Climate change, morality on table for Science Pub
Published: Friday, March 8, 2013
Updated: Friday, March 8, 2013 01:03
Kathleen Moore will speak about the relationship between science and morality as they pertain to climate change at Monday night’s Science Pub at 6 p.m., held at the Old World Deli at 341 Second St. in downtown Corvallis.
Moore is a distinguished professor in the school of philosophy at Oregon State University. Her presentation, “It’s wrong to wreck the world,” will focus on four reasons why climate change and environmental issues are moral concerns as well as four climate change misconceptions that prevent action.

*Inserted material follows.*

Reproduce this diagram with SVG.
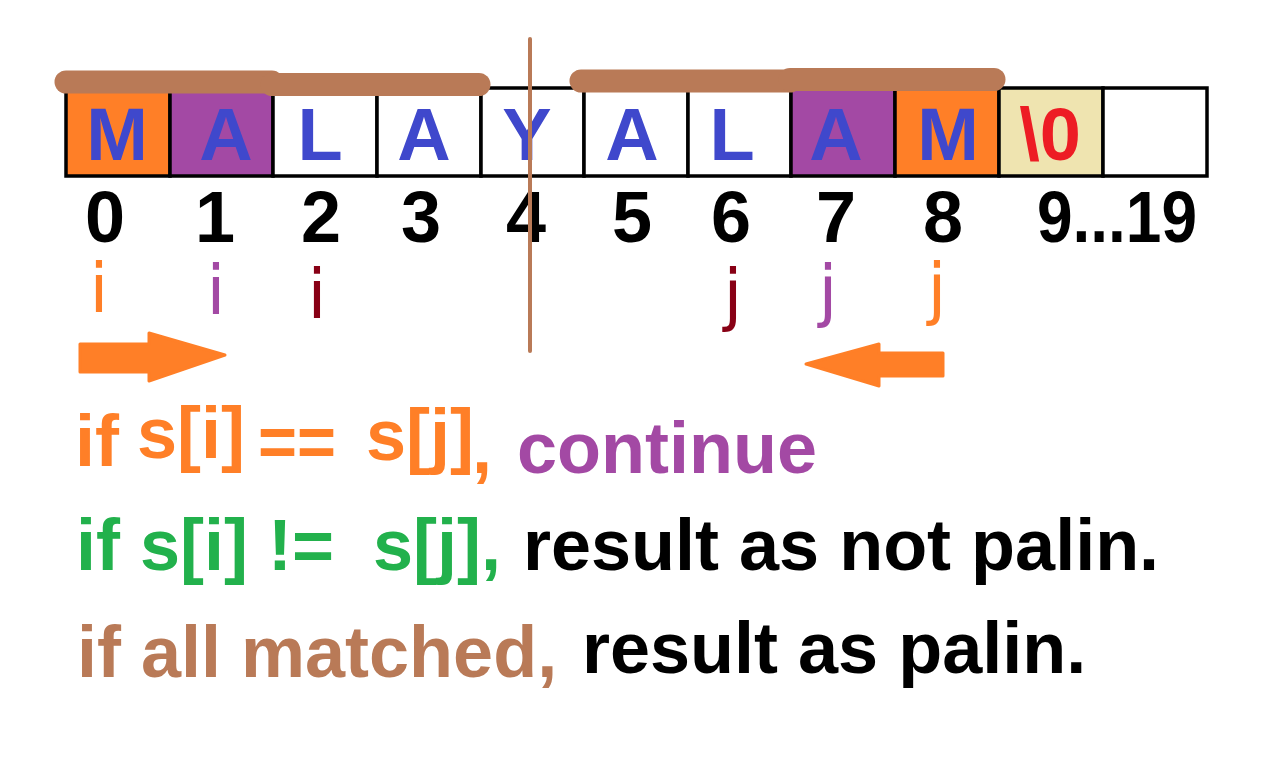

“I think I have useful things . . . to say about the relationship between the science of climate change and the ethics of climate change,” Moore said. “They can’t be distinguished. We have things to say to one another.”

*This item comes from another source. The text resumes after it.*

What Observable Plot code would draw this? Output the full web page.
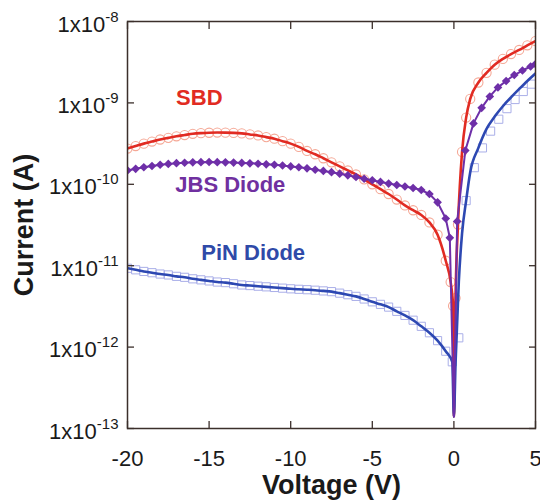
<!DOCTYPE html>
<html><head><meta charset="utf-8">
<script src="https://cdn.jsdelivr.net/npm/d3@7"></script>
<script src="https://cdn.jsdelivr.net/npm/@observablehq/plot@0.6"></script>
<style>body{margin:0;background:#fff;}</style>
</head><body><div id="chart"></div>
<script>
// ---- data ----
const vGrid = [-20,-19.5,-19,-18.5,-18,-17.5,-17,-16.5,-16,-15.5,-15,-14.5,-14,-13.5,-13,-12.5,-12,-11.5,-11,-10.5,-10,-9.5,-9,-8.5,-8,-7.5,-7,-6.5,-6,-5.5,-5,-4.5,-4,-3.5,-3,-2.5,-2,-1.5,-1,-0.5];

const sbdReverse = [2.75e-10,2.95e-10,3.16e-10,3.35e-10,3.55e-10,3.72e-10,3.89e-10,4.03e-10,4.17e-10,4.25e-10,4.30e-10,4.32e-10,4.31e-10,4.28e-10,4.22e-10,4.10e-10,3.98e-10,3.80e-10,3.63e-10,3.39e-10,3.16e-10,2.88e-10,2.57e-10,2.34e-10,2.09e-10,1.86e-10,1.66e-10,1.48e-10,1.32e-10,1.15e-10,1.0e-10,8.7e-11,7.6e-11,6.5e-11,5.5e-11,4.8e-11,4.2e-11,3.4e-11,2.4e-11,1.15e-11];
const jbsReverse = [1.48e-10,1.55e-10,1.62e-10,1.68e-10,1.74e-10,1.78e-10,1.82e-10,1.84e-10,1.86e-10,1.87e-10,1.88e-10,1.87e-10,1.86e-10,1.85e-10,1.83e-10,1.81e-10,1.79e-10,1.76e-10,1.74e-10,1.70e-10,1.66e-10,1.62e-10,1.57e-10,1.51e-10,1.46e-10,1.41e-10,1.35e-10,1.29e-10,1.23e-10,1.17e-10,1.12e-10,1.07e-10,1.02e-10,9.8e-11,9.4e-11,9.0e-11,8.5e-11,7.6e-11,6.0e-11,3.8e-11];
const pinReverse = [9.3e-12,8.9e-12,8.5e-12,8.2e-12,7.9e-12,7.7e-12,7.4e-12,7.2e-12,6.9e-12,6.7e-12,6.5e-12,6.3e-12,6.2e-12,6.0e-12,5.8e-12,5.7e-12,5.6e-12,5.5e-12,5.4e-12,5.3e-12,5.2e-12,5.13e-12,5.07e-12,5.0e-12,4.9e-12,4.8e-12,4.6e-12,4.4e-12,4.2e-12,3.9e-12,3.6e-12,3.35e-12,3.1e-12,2.75e-12,2.45e-12,2.14e-12,1.8e-12,1.5e-12,1.2e-12,8.9e-13];

const sbdFwdV = [-0.2,-0.05,0,0.1,0.25,0.5,0.75,1,1.5,2,2.5,3,3.5,4,4.5,5];
const sbdFwdI = [6.3e-12,3.2e-12,1.4e-13,4.0e-12,3.2e-11,2.5e-10,6.6e-10,1.12e-9,1.78e-9,2.34e-9,2.95e-9,3.47e-9,3.98e-9,4.47e-9,5.1e-9,5.75e-9];
const jbsFwdV = [-0.25,0,0.2,0.7,1.2,1.7,2.2,2.7,3.2,3.7,4.2,4.7,5];
const jbsFwdI = [2.2e-11,1.4e-13,3.5e-11,2.6e-10,5.6e-10,8.7e-10,1.2e-9,1.55e-9,1.86e-9,2.2e-9,2.5e-9,2.8e-9,3.0e-9];
const pinFwdV = [-0.1,0,0.1,0.3,0.5,0.75,1,1.5,2,2.5,3,3.5,4,4.5,5];
const pinFwdI = [6.6e-13,1.4e-13,6.3e-13,6.3e-12,2.5e-11,6.3e-11,1.41e-10,2.8e-10,4.8e-10,6.8e-10,9.1e-10,1.17e-9,1.48e-9,1.86e-9,2.3e-9];
const pinSquareV = [0.3,0.75,1.25,1.75,2.25,2.75,3.25,3.75,4.25,4.75];
const pinSquareI = [1.3e-12,6.3e-11,1.6e-10,2.8e-10,4.5e-10,6.3e-10,8.5e-10,1.1e-9,1.38e-9,1.7e-9];

const seriesNames = ["SBD", "JBS Diode", "PiN Diode"];
const labelV = [-15.6, -13.7, -12.3];
const labelI = [1.16e-9, 9.7e-11, 1.45e-11];

const xTicks = [-20,-15,-10,-5,0,5];
const xTickLabels = ["-20","-15","-10","-5","0","5"];
const yTicks = [1e-13,1e-12,1e-11,1e-10,1e-9,1e-8];
const yTickBase = "1x10";
const yTickExp = ["-13","-12","-11","-10","-9","-8"];
const xTitle = "Voltage (V)";
const yTitle = "Current (A)";

// ---- build rows ----
const rows = (vs, is) => vs.map((v, k) => ({v, i: is[k]}));
const sbd = rows(vGrid.concat(sbdFwdV), sbdReverse.concat(sbdFwdI));
const jbs = rows(vGrid.concat(jbsFwdV), jbsReverse.concat(jbsFwdI));
const pin = rows(vGrid.concat(pinFwdV), pinReverse.concat(pinFwdI));
const pinMarks = pin.filter(d => d.v < 0).concat(rows(pinSquareV, pinSquareI));

const red = "#e12b22", purple = "#6e2fa8", blue = "#2d48b2";
const labelColors = [red, "#7030a0", "#2f4aa8"];
const axisColor = "#3b2f2b";

const chart = Plot.plot({
  width: 540, height: 504,
  marginLeft: 127, marginRight: 5, marginTop: 21, marginBottom: 76,
  x: {domain: [-20, 5]},
  y: {type: "log", domain: [1e-13, 1e-8]},
  style: {fontFamily: "'Liberation Sans', Arial, sans-serif", fontSize: "22px", background: "#fff", color: "#1a1a1a"},
  marks: [
    Plot.dot(sbd.filter(d => d.v !== 0), {x: "v", y: "i", r: 4.6, stroke: "#f5a896", strokeWidth: 1.1, fill: "none", clip: true}),
    Plot.dot(pinMarks, {x: "v", y: "i", symbol: "square", r: 4.6, stroke: "#a9aee8", strokeWidth: 1, fill: "none", clip: true}),
    Plot.line(sbd, {x: "v", y: "i", stroke: red, strokeWidth: 2.6, curve: "monotone-x", clip: true}),
    Plot.line(pin, {x: "v", y: "i", stroke: blue, strokeWidth: 2.6, curve: "monotone-x", clip: true}),
    Plot.line(jbs, {x: "v", y: "i", stroke: purple, strokeWidth: 2, curve: "linear", clip: true}),
    Plot.dot(jbs.filter(d => d.v !== 0), {x: "v", y: "i", symbol: "diamond2", r: 3.9, fill: purple, stroke: "none", clip: true}),
    Plot.frame({stroke: axisColor, strokeWidth: 1.5}),
    // ticks (inward)
    Plot.axisX({anchor: "bottom", ticks: xTicks, tickSize: -7, tickFormat: () => "", label: null, stroke: axisColor, strokeWidth: 1.3}),
    Plot.axisX({anchor: "top", ticks: xTicks, tickSize: -7, tickFormat: () => "", label: null, stroke: axisColor, strokeWidth: 1.3}),
    Plot.axisY({anchor: "left", ticks: yTicks, tickSize: -7, tickFormat: () => "", label: null, stroke: axisColor, strokeWidth: 1.3}),
    Plot.axisY({anchor: "right", ticks: yTicks, tickSize: -7, tickFormat: () => "", label: null, stroke: axisColor, strokeWidth: 1.3}),
    // tick labels
    Plot.axisX({anchor: "bottom", ticks: xTicks, tickSize: 0, tickPadding: 22, label: null, fontSize: 22,
      tickFormat: d => xTickLabels[xTicks.indexOf(d)]}),
    Plot.axisY({anchor: "left", ticks: yTicks, tickSize: 0, tickPadding: 9, dy: 3, label: null, fontSize: 22,
      tickFormat: d => yTickBase + "^" + yTickExp[yTicks.indexOf(d)]}),
    // series labels
    ...seriesNames.map((name, k) => Plot.text([name], {x: () => labelV[k], y: () => labelI[k], text: d => d,
      fill: labelColors[k], fontSize: 22, fontWeight: "bold"})),
    // axis titles
    Plot.text([xTitle], {frameAnchor: "bottom", dy: 57, lineAnchor: "middle", text: d => d, fontSize: 27, fontWeight: "bold", fill: "#1a1a1a"}),
    Plot.text([yTitle], {frameAnchor: "left", dx: -103, rotate: -90, textAnchor: "middle", lineAnchor: "middle", text: d => d, fontSize: 27, fontWeight: "bold", fill: "#1a1a1a"})
  ]
});

// superscript exponents on the y tick labels
const NS = "http://www.w3.org/2000/svg";
chart.querySelectorAll('g[aria-label="y-axis tick label"] text').forEach(t => {
  const s = t.textContent;
  if (!s.includes("^")) return;
  const [b, e] = s.split("^");
  t.textContent = b;
  const ts = document.createElementNS(NS, "tspan");
  ts.setAttribute("dy", "-10");
  ts.setAttribute("font-size", "15");
  ts.textContent = e;
  t.appendChild(ts);
});

document.getElementById("chart").appendChild(chart);
</script>
</body></html>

For Moore, dealing with climate change will require thinking “about it as a problem of human rights, as a problem of distributive justice, as a crisis in reverence” and a “betrayal of love.”
“I’ll make the case that scientists, climate scientists and ethicists need to come together into a partnership to create a public discourse about climate change that speaks to people’s moral affirmations and their values,” Moore said.

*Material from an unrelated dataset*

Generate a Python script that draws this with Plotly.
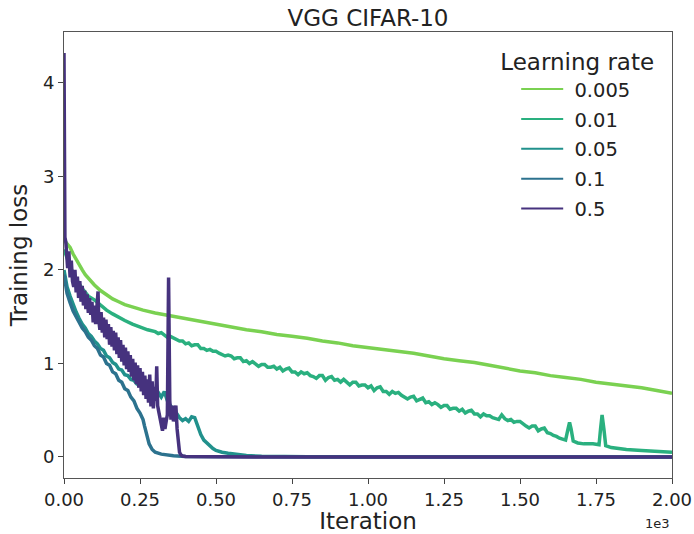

The first misconception Moore will speak about is the belief science alone is sufficient to solve the problem. She believes science needs to be coupled with morality in order to incite change.
“Another fallacy that’s blocked action is the notion that, ‘we have met the enemy and it is us,’” Moore said. “If we had to identify an enemy, we might look at the Big Oil, which is showing itself willing to risk bringing down the systems that support lives on Earth in order to rake in enormous profits.”
The final two misconceptions Moore will refute are the necessities to win over climate change cynics, and that the opposite of hope is despair. Hope and despair without action lead to abandoning morality.
“But between hope and despair is this wide, fruitful territory of moral integrity . . . not acting because you think you can save the world, because you can’t, let’s face it,” Moore said. “But acting with integrity, acting gratefully to the world because we believe it’s a gift.”
Moore will also discuss how to address climate change on an individual level.
“I want to think with people about how we can act with integrity, which is to say a matching between our values and our actions,” Moore said. “Part of that is refusing to make choices that are destructive to the world. And part of that is imagining new ways to live.”
Despite the sobering topic, Moore plans on people having a fun time.
“The topic is grim, but the evening is probably going to be fairly raucous,” Moore said.
Moore plans to involve the audience with prizes, quizzes and other modes of audience participation.
“I want [the audience] to come away feeling good,” Moore said. “I want them to come away thinking, ‘I’ve just spent the evening with people who really care about the world.’”
Moore spoke at a Science Pub in Bend last fall and will speak next to CEOs of green building companies at Disneyworld. The books she has written include “Riverwalking” and the co-edited “Moral Ground: Ethical Action for a Planet in Peril.”
Before she became interested in climate change, Moore said she wrote about “connections to wild places.”
“What I was writing about was disappearing before my eyes,” Moore said, so she considered her philosophical “obligation to the future.”